Retype every line from the start of the data down to and including the line with "80, 85, 90]". Skip the pictures.

|---|

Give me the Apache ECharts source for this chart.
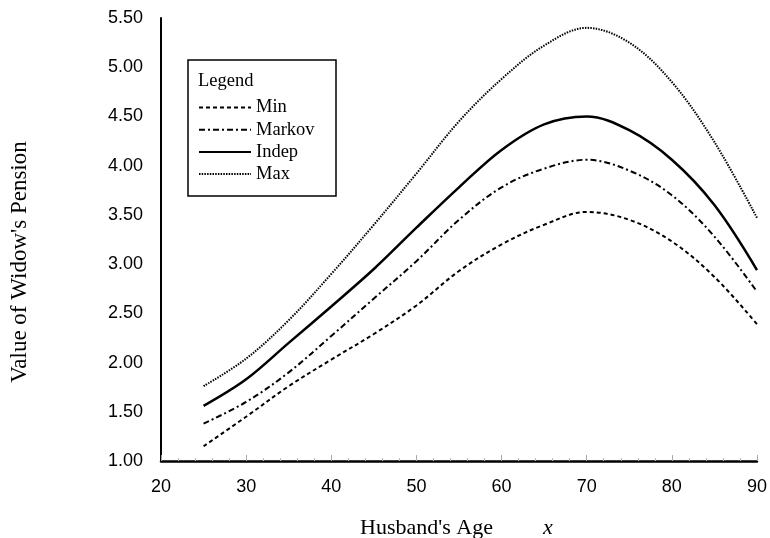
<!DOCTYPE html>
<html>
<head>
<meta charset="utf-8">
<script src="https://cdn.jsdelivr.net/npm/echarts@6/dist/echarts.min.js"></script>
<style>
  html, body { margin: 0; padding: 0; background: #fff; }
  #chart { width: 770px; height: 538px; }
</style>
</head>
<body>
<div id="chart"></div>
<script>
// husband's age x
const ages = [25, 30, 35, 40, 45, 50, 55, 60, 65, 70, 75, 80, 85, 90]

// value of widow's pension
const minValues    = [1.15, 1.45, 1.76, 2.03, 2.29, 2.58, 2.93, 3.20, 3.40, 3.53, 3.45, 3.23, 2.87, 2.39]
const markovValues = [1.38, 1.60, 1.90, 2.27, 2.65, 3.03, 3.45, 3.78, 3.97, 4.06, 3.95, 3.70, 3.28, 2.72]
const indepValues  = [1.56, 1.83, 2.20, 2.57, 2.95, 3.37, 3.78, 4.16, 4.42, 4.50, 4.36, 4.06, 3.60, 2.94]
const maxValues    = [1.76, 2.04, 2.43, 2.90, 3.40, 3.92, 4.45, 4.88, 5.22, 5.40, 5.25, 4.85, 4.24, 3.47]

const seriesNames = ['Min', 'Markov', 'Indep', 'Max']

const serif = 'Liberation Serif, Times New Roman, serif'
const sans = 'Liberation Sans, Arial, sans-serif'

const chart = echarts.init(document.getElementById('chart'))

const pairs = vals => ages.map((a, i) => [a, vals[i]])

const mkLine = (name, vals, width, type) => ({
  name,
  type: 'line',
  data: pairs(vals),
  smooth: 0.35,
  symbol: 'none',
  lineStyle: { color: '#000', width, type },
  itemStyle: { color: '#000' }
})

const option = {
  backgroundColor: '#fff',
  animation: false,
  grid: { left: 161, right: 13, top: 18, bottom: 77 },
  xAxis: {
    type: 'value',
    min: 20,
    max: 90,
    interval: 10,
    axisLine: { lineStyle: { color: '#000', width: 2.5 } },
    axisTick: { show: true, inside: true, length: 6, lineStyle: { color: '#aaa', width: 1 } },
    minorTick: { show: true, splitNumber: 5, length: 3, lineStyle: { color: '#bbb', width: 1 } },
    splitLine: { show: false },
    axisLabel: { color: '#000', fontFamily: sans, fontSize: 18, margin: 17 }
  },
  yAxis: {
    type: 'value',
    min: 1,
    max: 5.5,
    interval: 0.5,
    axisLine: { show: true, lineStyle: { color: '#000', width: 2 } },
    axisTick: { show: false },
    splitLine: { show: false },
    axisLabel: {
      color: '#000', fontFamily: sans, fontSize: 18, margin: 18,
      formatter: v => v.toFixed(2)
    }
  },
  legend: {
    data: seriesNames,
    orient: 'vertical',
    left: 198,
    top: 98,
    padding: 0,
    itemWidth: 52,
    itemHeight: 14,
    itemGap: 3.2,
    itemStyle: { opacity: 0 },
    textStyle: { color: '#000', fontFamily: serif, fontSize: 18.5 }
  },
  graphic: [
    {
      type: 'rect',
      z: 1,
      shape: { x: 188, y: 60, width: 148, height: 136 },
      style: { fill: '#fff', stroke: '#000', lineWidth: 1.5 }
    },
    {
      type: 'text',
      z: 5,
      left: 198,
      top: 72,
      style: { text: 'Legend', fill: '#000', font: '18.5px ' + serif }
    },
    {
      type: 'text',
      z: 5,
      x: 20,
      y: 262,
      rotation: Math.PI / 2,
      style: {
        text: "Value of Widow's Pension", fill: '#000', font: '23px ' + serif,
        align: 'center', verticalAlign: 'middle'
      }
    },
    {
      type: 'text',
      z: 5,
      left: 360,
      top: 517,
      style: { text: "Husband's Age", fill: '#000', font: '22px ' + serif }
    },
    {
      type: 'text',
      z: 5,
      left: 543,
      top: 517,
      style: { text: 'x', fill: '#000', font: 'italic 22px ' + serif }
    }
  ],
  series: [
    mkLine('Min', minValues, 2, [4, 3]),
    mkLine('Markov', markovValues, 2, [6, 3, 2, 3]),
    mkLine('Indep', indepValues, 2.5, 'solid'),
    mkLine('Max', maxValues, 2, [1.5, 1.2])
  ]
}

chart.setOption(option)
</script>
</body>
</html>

|---|

### The solution
Give me the Apache ECharts source for this chart.
<!DOCTYPE html>
<html>
<head>
<meta charset="utf-8">
<script src="https://cdn.jsdelivr.net/npm/echarts@6/dist/echarts.min.js"></script>
<style>
  html, body { margin: 0; padding: 0; background: #fff; }
  #chart { width: 770px; height: 538px; }
</style>
</head>
<body>
<div id="chart"></div>
<script>
// husband's age x
const ages = [25, 30, 35, 40, 45, 50, 55, 60, 65, 70, 75, 80, 85, 90]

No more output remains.